Items listed in a dataset
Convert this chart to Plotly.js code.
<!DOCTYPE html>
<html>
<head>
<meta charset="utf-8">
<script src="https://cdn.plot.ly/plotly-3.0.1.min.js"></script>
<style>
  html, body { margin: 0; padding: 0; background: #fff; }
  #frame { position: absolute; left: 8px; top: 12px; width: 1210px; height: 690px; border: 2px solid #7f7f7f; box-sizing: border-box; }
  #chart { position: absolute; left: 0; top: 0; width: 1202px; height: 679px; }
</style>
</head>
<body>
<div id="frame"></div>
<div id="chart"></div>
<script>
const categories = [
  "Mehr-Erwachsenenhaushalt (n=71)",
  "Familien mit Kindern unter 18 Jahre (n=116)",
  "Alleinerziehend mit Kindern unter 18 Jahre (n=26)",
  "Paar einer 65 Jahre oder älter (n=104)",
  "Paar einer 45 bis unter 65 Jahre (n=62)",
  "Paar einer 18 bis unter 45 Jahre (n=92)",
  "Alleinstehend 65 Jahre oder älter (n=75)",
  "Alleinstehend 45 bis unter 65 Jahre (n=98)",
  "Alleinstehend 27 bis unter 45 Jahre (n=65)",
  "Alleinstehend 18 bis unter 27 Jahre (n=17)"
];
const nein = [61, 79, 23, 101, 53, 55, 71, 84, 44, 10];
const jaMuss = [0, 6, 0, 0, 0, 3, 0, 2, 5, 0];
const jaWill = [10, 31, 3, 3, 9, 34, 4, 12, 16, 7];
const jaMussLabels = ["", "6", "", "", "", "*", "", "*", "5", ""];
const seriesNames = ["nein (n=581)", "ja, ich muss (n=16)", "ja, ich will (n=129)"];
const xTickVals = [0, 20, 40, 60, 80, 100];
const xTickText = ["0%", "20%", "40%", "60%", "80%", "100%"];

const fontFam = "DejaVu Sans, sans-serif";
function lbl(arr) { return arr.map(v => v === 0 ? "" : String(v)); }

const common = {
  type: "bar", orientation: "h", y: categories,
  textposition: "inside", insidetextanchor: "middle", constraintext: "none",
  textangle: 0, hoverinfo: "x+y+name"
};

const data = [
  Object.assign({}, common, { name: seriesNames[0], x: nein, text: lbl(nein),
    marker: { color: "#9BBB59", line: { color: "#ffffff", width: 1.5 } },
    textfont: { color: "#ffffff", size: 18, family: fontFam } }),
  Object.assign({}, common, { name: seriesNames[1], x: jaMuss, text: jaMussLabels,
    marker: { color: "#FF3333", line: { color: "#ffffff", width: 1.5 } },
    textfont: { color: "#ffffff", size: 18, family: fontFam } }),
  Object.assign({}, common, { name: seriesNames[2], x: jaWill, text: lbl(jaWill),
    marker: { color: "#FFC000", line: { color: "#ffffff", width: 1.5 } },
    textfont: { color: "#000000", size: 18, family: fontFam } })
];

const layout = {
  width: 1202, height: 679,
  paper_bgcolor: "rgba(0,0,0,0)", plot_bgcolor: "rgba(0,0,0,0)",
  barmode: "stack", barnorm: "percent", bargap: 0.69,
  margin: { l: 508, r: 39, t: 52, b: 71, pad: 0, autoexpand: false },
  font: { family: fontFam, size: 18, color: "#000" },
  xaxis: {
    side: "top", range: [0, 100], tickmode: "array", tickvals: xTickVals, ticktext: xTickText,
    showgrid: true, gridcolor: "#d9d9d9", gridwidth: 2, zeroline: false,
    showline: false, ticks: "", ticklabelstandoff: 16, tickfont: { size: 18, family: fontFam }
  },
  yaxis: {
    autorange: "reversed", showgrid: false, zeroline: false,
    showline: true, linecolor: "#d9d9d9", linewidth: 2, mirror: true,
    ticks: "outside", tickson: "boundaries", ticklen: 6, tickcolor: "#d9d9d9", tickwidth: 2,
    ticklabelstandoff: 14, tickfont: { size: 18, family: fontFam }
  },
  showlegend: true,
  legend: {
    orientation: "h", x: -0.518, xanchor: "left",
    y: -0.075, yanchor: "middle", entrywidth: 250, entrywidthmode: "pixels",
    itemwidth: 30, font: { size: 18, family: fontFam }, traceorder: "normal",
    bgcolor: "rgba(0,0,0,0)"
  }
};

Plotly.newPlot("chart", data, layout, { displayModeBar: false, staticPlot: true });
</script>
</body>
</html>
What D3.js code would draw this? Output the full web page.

### Exercise description
Which lines in the records above contain the string "chart"? Copy each one.

### Answer to this problem
Convert this chart to Plotly.js code.
  #chart { position: absolute; left: 0; top: 0; width: 1202px; height: 679px; }
<div id="chart"></div>
Plotly.newPlot("chart", data, layout, { displayModeBar: false, staticPlot: true });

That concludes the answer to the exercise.